SUPPLIED INFORMATION =
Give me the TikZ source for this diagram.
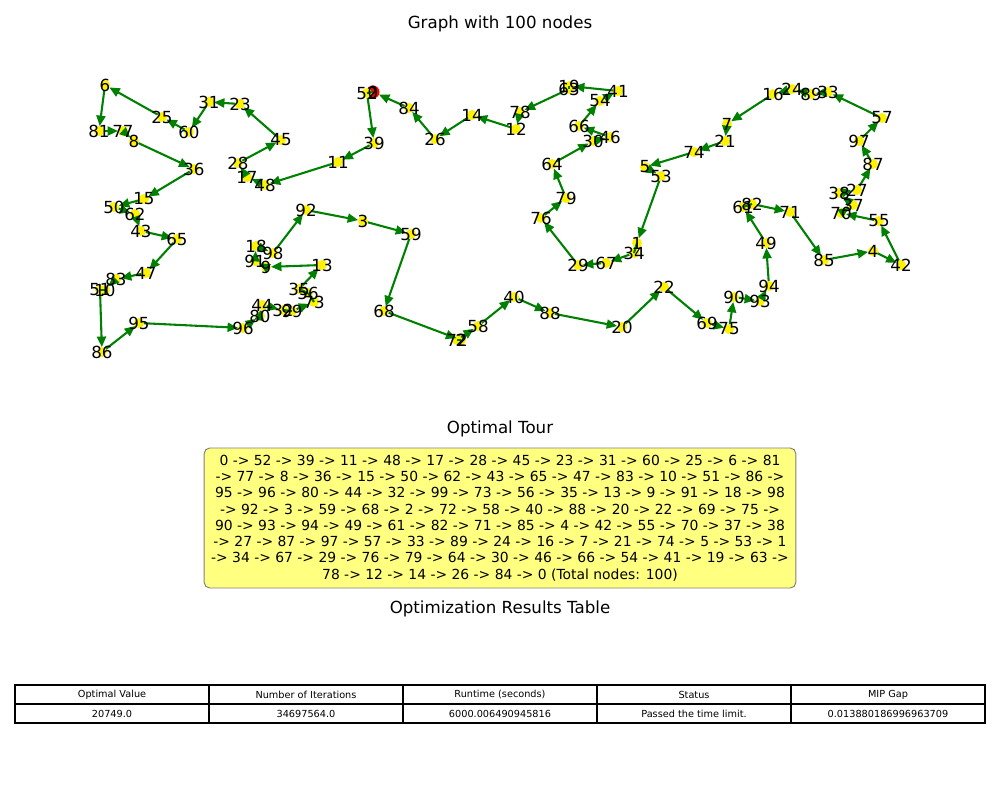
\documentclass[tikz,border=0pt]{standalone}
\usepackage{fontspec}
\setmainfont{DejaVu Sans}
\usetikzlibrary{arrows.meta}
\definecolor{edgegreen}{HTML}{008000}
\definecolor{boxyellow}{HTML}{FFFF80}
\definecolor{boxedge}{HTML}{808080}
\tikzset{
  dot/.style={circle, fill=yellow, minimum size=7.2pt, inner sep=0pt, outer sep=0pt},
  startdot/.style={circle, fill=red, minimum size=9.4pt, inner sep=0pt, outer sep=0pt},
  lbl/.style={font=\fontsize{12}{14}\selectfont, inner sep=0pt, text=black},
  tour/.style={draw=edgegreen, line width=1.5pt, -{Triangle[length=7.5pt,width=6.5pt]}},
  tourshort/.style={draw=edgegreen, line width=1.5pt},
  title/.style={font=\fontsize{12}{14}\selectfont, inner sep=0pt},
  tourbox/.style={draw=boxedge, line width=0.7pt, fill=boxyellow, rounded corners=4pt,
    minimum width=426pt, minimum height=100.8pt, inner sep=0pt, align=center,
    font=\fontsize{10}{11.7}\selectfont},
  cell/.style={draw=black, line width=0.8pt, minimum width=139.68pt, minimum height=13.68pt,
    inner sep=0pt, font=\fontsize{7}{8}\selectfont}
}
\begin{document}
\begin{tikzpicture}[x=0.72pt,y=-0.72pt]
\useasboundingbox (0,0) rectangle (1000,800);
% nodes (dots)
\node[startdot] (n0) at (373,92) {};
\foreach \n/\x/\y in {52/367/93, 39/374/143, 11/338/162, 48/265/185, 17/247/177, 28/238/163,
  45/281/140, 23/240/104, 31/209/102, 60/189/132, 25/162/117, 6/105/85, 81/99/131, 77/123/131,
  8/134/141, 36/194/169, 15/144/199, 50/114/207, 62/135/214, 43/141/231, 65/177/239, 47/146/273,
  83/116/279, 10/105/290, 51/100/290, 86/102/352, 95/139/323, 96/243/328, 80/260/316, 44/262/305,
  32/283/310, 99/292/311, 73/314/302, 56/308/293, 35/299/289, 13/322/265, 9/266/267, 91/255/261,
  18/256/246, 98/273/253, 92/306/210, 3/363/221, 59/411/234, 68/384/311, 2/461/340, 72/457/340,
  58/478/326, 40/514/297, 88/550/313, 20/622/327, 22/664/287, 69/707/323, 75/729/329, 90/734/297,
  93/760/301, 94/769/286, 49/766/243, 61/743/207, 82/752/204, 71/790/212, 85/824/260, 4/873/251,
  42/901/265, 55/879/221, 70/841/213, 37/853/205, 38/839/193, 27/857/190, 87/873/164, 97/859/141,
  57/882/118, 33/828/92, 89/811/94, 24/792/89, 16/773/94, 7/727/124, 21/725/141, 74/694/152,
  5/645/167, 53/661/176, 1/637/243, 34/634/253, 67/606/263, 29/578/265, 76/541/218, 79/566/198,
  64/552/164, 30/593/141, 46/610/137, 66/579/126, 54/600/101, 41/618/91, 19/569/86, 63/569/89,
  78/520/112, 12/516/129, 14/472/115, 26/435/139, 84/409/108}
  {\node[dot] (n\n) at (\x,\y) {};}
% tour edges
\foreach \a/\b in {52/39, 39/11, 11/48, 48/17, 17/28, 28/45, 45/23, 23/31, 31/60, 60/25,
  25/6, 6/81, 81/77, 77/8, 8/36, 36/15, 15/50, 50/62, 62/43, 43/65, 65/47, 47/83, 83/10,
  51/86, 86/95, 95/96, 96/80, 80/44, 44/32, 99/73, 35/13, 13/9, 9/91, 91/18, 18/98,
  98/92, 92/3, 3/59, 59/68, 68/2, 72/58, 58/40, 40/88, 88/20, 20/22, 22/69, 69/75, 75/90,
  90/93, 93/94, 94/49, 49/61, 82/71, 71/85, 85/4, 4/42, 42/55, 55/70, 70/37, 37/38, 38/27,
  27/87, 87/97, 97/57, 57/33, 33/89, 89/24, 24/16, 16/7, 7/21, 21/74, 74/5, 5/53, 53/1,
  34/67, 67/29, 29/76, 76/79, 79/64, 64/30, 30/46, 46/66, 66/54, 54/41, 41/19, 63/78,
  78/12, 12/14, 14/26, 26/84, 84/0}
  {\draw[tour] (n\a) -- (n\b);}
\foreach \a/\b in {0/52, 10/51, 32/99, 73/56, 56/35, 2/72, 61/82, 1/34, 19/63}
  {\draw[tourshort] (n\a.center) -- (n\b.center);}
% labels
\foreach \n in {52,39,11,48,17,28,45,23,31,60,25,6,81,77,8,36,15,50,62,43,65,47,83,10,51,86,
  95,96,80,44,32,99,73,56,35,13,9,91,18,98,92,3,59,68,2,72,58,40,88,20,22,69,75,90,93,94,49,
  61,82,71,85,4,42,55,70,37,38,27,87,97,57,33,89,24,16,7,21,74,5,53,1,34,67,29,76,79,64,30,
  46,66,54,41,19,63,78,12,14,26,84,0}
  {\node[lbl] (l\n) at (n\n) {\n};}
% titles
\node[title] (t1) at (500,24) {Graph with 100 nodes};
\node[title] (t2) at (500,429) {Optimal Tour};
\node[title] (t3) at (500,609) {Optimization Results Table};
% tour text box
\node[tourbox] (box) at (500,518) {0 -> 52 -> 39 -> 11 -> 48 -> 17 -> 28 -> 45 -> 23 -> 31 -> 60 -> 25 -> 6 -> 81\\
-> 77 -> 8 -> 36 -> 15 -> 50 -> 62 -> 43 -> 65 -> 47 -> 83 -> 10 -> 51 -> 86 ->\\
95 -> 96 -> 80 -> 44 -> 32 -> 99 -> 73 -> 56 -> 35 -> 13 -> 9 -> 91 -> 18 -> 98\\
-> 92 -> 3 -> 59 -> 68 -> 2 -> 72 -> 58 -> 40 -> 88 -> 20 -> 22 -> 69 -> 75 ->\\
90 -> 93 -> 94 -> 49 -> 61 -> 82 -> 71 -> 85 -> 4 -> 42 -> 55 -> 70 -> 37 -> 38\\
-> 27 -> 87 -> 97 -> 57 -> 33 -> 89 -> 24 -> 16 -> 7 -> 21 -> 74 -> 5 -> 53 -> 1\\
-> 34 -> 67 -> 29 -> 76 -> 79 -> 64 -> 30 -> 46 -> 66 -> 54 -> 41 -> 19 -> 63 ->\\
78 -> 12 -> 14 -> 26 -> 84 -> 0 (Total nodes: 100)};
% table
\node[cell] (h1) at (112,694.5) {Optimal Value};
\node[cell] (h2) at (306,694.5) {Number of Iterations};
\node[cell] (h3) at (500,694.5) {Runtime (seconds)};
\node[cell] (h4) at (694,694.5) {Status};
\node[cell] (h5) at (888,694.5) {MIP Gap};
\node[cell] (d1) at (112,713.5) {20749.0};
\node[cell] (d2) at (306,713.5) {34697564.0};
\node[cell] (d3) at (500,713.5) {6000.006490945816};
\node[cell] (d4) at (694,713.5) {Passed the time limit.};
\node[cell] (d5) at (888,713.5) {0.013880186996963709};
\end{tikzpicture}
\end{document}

WHAT NEEDS TO BE DONE =
Retype each line of the listing above word for word. Exclude the pictures.

FULL ANSWER =
Give me the TikZ source for this diagram.
\documentclass[tikz,border=0pt]{standalone}
\usepackage{fontspec}
\setmainfont{DejaVu Sans}
\usetikzlibrary{arrows.meta}
\definecolor{edgegreen}{HTML}{008000}
\definecolor{boxyellow}{HTML}{FFFF80}
\definecolor{boxedge}{HTML}{808080}
\tikzset{
  dot/.style={circle, fill=yellow, minimum size=7.2pt, inner sep=0pt, outer sep=0pt},
  startdot/.style={circle, fill=red, minimum size=9.4pt, inner sep=0pt, outer sep=0pt},
  lbl/.style={font=\fontsize{12}{14}\selectfont, inner sep=0pt, text=black},
  tour/.style={draw=edgegreen, line width=1.5pt, -{Triangle[length=7.5pt,width=6.5pt]}},
  tourshort/.style={draw=edgegreen, line width=1.5pt},
  title/.style={font=\fontsize{12}{14}\selectfont, inner sep=0pt},
  tourbox/.style={draw=boxedge, line width=0.7pt, fill=boxyellow, rounded corners=4pt,
    minimum width=426pt, minimum height=100.8pt, inner sep=0pt, align=center,
    font=\fontsize{10}{11.7}\selectfont},
  cell/.style={draw=black, line width=0.8pt, minimum width=139.68pt, minimum height=13.68pt,
    inner sep=0pt, font=\fontsize{7}{8}\selectfont}
}
\begin{document}
\begin{tikzpicture}[x=0.72pt,y=-0.72pt]
\useasboundingbox (0,0) rectangle (1000,800);
% nodes (dots)
\node[startdot] (n0) at (373,92) {};
\foreach \n/\x/\y in {52/367/93, 39/374/143, 11/338/162, 48/265/185, 17/247/177, 28/238/163,
  45/281/140, 23/240/104, 31/209/102, 60/189/132, 25/162/117, 6/105/85, 81/99/131, 77/123/131,
  8/134/141, 36/194/169, 15/144/199, 50/114/207, 62/135/214, 43/141/231, 65/177/239, 47/146/273,
  83/116/279, 10/105/290, 51/100/290, 86/102/352, 95/139/323, 96/243/328, 80/260/316, 44/262/305,
  32/283/310, 99/292/311, 73/314/302, 56/308/293, 35/299/289, 13/322/265, 9/266/267, 91/255/261,
  18/256/246, 98/273/253, 92/306/210, 3/363/221, 59/411/234, 68/384/311, 2/461/340, 72/457/340,
  58/478/326, 40/514/297, 88/550/313, 20/622/327, 22/664/287, 69/707/323, 75/729/329, 90/734/297,
  93/760/301, 94/769/286, 49/766/243, 61/743/207, 82/752/204, 71/790/212, 85/824/260, 4/873/251,
  42/901/265, 55/879/221, 70/841/213, 37/853/205, 38/839/193, 27/857/190, 87/873/164, 97/859/141,
  57/882/118, 33/828/92, 89/811/94, 24/792/89, 16/773/94, 7/727/124, 21/725/141, 74/694/152,
  5/645/167, 53/661/176, 1/637/243, 34/634/253, 67/606/263, 29/578/265, 76/541/218, 79/566/198,
  64/552/164, 30/593/141, 46/610/137, 66/579/126, 54/600/101, 41/618/91, 19/569/86, 63/569/89,
  78/520/112, 12/516/129, 14/472/115, 26/435/139, 84/409/108}
  {\node[dot] (n\n) at (\x,\y) {};}
% tour edges
\foreach \a/\b in {52/39, 39/11, 11/48, 48/17, 17/28, 28/45, 45/23, 23/31, 31/60, 60/25,
  25/6, 6/81, 81/77, 77/8, 8/36, 36/15, 15/50, 50/62, 62/43, 43/65, 65/47, 47/83, 83/10,
  51/86, 86/95, 95/96, 96/80, 80/44, 44/32, 99/73, 35/13, 13/9, 9/91, 91/18, 18/98,
  98/92, 92/3, 3/59, 59/68, 68/2, 72/58, 58/40, 40/88, 88/20, 20/22, 22/69, 69/75, 75/90,
  90/93, 93/94, 94/49, 49/61, 82/71, 71/85, 85/4, 4/42, 42/55, 55/70, 70/37, 37/38, 38/27,
  27/87, 87/97, 97/57, 57/33, 33/89, 89/24, 24/16, 16/7, 7/21, 21/74, 74/5, 5/53, 53/1,
  34/67, 67/29, 29/76, 76/79, 79/64, 64/30, 30/46, 46/66, 66/54, 54/41, 41/19, 63/78,
  78/12, 12/14, 14/26, 26/84, 84/0}
  {\draw[tour] (n\a) -- (n\b);}
\foreach \a/\b in {0/52, 10/51, 32/99, 73/56, 56/35, 2/72, 61/82, 1/34, 19/63}
  {\draw[tourshort] (n\a.center) -- (n\b.center);}
% labels
\foreach \n in {52,39,11,48,17,28,45,23,31,60,25,6,81,77,8,36,15,50,62,43,65,47,83,10,51,86,
  95,96,80,44,32,99,73,56,35,13,9,91,18,98,92,3,59,68,2,72,58,40,88,20,22,69,75,90,93,94,49,
  61,82,71,85,4,42,55,70,37,38,27,87,97,57,33,89,24,16,7,21,74,5,53,1,34,67,29,76,79,64,30,
  46,66,54,41,19,63,78,12,14,26,84,0}
  {\node[lbl] (l\n) at (n\n) {\n};}
% titles
\node[title] (t1) at (500,24) {Graph with 100 nodes};
\node[title] (t2) at (500,429) {Optimal Tour};
\node[title] (t3) at (500,609) {Optimization Results Table};
% tour text box
\node[tourbox] (box) at (500,518) {0 -> 52 -> 39 -> 11 -> 48 -> 17 -> 28 -> 45 -> 23 -> 31 -> 60 -> 25 -> 6 -> 81\\
-> 77 -> 8 -> 36 -> 15 -> 50 -> 62 -> 43 -> 65 -> 47 -> 83 -> 10 -> 51 -> 86 ->\\
95 -> 96 -> 80 -> 44 -> 32 -> 99 -> 73 -> 56 -> 35 -> 13 -> 9 -> 91 -> 18 -> 98\\
-> 92 -> 3 -> 59 -> 68 -> 2 -> 72 -> 58 -> 40 -> 88 -> 20 -> 22 -> 69 -> 75 ->\\
90 -> 93 -> 94 -> 49 -> 61 -> 82 -> 71 -> 85 -> 4 -> 42 -> 55 -> 70 -> 37 -> 38\\
-> 27 -> 87 -> 97 -> 57 -> 33 -> 89 -> 24 -> 16 -> 7 -> 21 -> 74 -> 5 -> 53 -> 1\\
-> 34 -> 67 -> 29 -> 76 -> 79 -> 64 -> 30 -> 46 -> 66 -> 54 -> 41 -> 19 -> 63 ->\\
78 -> 12 -> 14 -> 26 -> 84 -> 0 (Total nodes: 100)};
% table
\node[cell] (h1) at (112,694.5) {Optimal Value};
\node[cell] (h2) at (306,694.5) {Number of Iterations};
\node[cell] (h3) at (500,694.5) {Runtime (seconds)};
\node[cell] (h4) at (694,694.5) {Status};
\node[cell] (h5) at (888,694.5) {MIP Gap};
\node[cell] (d1) at (112,713.5) {20749.0};
\node[cell] (d2) at (306,713.5) {34697564.0};
\node[cell] (d3) at (500,713.5) {6000.006490945816};
\node[cell] (d4) at (694,713.5) {Passed the time limit.};
\node[cell] (d5) at (888,713.5) {0.013880186996963709};
\end{tikzpicture}
\end{document}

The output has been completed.